Augen zu bei Schwarzarbeit
Michel Huissoud kennt Bundesbern wie fast kein Zweiter. Diesmal ärgert er sich über die Untätigkeit des Bundes gegenüber Schwarzarbeit.
Veröffentlicht am 30. Mai 2025 - 14:05 Uhr
Meine letzte Kolumne des vergangenen Jahres endete mit einer optimistischen Note. Unter dem Titel «Benennt die Betrüger!» (Stichwort Covid-Hilfe) schrieb ich: Die Liste der Firmen, die wegen Schwarzarbeit verurteilt wurden – genauer: deswegen von öffentlichen Aufträgen ausgeschlossen werden –, sei öffentlich. «Bleiben wir also optimistisch!», meinte ich. Doch nun ist es an der Zeit, die Euphorie von damals zu bremsen.
Denn die erwähnte Liste umfasst zwar 99 Firmen, aber sie stammen alle aus Genf oder aus dem Waadtland – mit einer einzigen Ausnahme (Luzern). Merkwürdig ist zudem: Die Kontrollen betrafen offenbar weder die IT-Dienstleistungen noch die Medien – zwei Branchen notabene, die im Zuge der Digitalisierung besonders attraktiv geworden sind für Schwarzarbeit.
«Kontrollen scheinen auf Coiffeursalons, Baustellen und Beizen beschränkt zu sein.»
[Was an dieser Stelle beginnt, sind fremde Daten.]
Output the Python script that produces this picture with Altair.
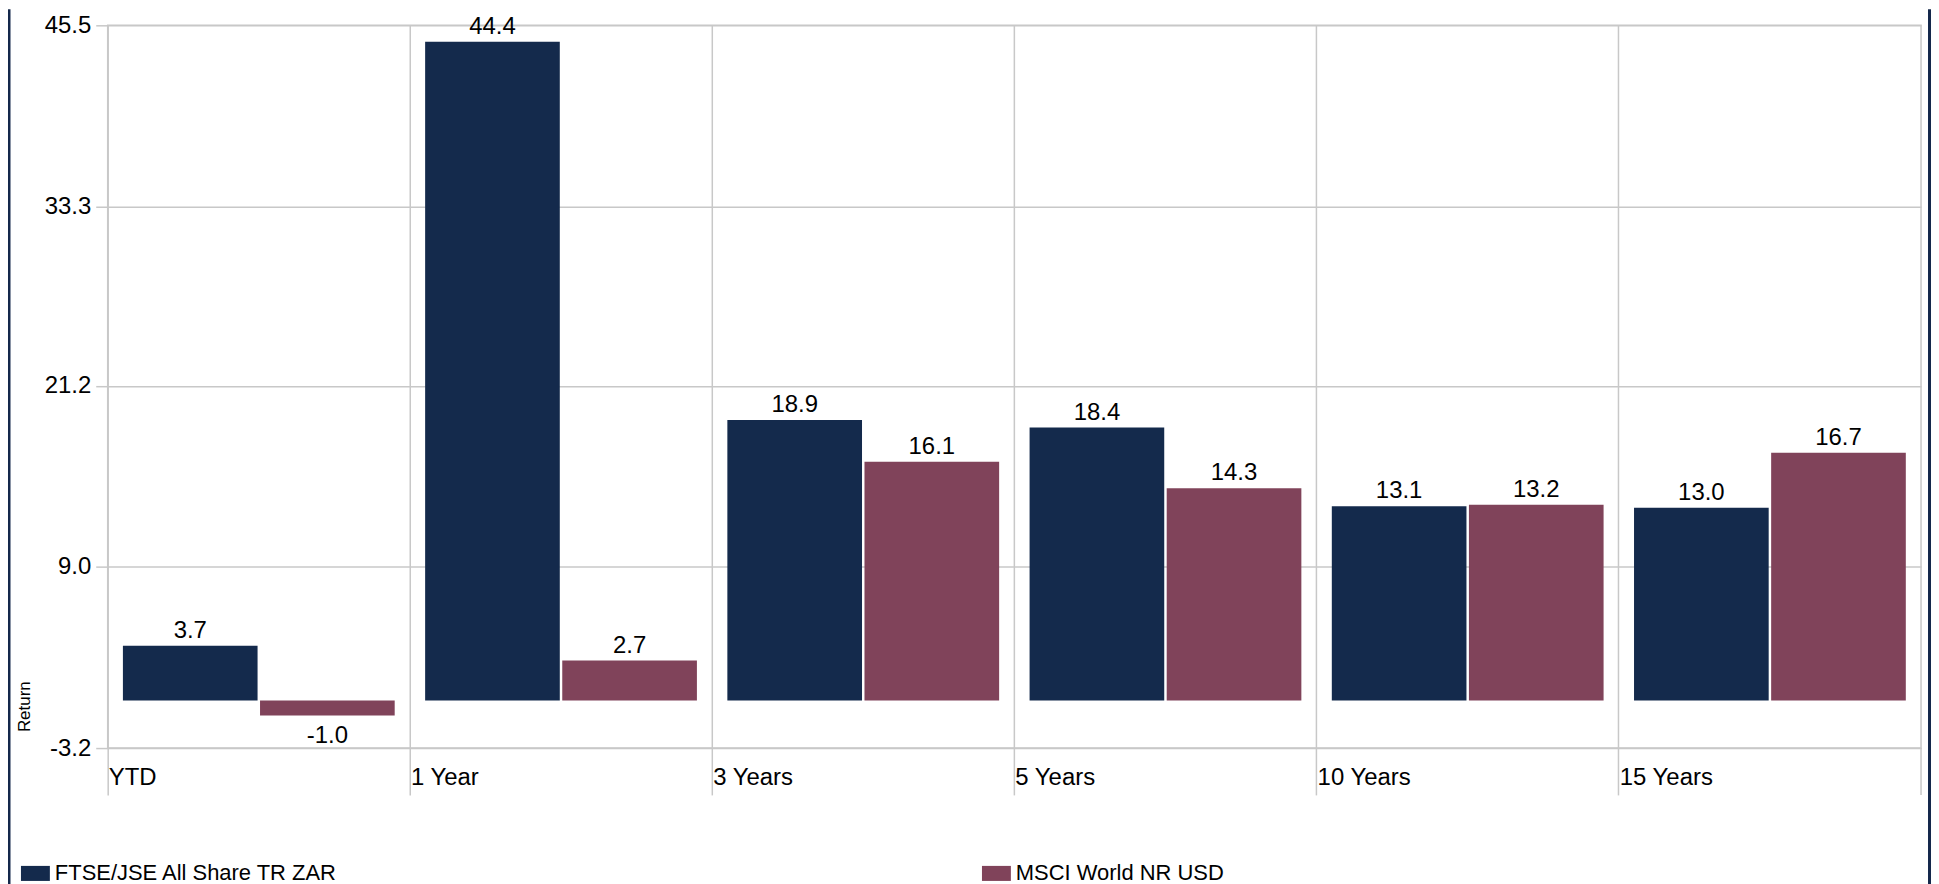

In den 1990er-Jahren durchforsteten die Genfer Steuerfahnder jeweils jeden Morgen die Kleinanzeigen, um zu checken, ob die Jobinserenten auch im Steuerregister eingetragen sind. 30 Jahre später sind diese Kleinanzeigen verschwunden, und die «Freelancer» bieten ihre Dienste auf digitalen Plattformen an; zum Beispiel auf Gulp, Fixando, Yoojo oder Upwork. Die Hochschule Luzern hat insgesamt 47 davon identifiziert, auf die man aus der Schweiz zugreifen kann.
Die Schätzungen darüber, wie viele solcher Crowdworker, Gigworker, Clickworker oder Cloudworker es in der Schweiz gibt, gehen weit auseinander. Für das Bundesamt für Statistik greifen nur etwa 0,1 Prozent der Bevölkerung regelmässig auf diese Art der Erwerbstätigkeit zurück oder verdienen jährlich damit mehr als 10’000 Franken. Für die Gewerkschaft Syndicom sind es 135’000 Personen. Für die Hochschule Luzern zwischen 54500 und 148240 Personen.
Der Bundesrat will keine Meldepflicht
Sicher ist nur eins: Seit der Pandemie nimmt die virtuelle Selbständigkeit deutlich zu – und damit auch das Risiko der damit verbundenen Schwarzarbeit. Es gibt keine Statistik über
Verstösse. Aber es sieht so aus, als würden sich die Inspektoren nach wie vor auf Baustellen, Coiffeursalons und Restaurants beschränken.
Machtlos sind sie nicht nur deswegen. In seinem Flexi-Test-Bericht von 2021 hat der Bundesrat auch auf eine Meldepflicht verzichtet. Die Betreiber müssen daher die auf ihren Plattformen geschäftlich tätigen Personen nicht bei den Sozialversicherungen anmelden. Ausserdem empfahl der Bundesrat 2024 dem Parlament, zwei Vorstösse abzulehnen, die in diese Richtung zielten.
Der Bundesrat scheint Schwarzarbeit zu akzeptieren
Im Jahr 2002 hatte sich der Bundesrat noch kämpferisch gezeigt und sich für eine echte Repressionspolitik ausgesprochen. Heute scheint er Steuerhinterziehung, nicht bezahlte Sozialversicherungen und unkontrollierbare Arbeitsbedingungen im Zusammenhang mit virtueller Schwarzarbeit zu akzeptieren.
Schade, denn unsere französischen Nachbarn hätten die Lösung: Gemäss dem Gesetz für eine digitale Republik müssen Plattformbetreiber die Cloudworker identifizieren, sie über ihre Rechte und Pflichten informieren und jedes Jahr die auf der Plattform erzielten Umsätze offenlegen. Und: Bescheinigt wird das Ganze von einem zugelassenen, externen Dritten. So geht das.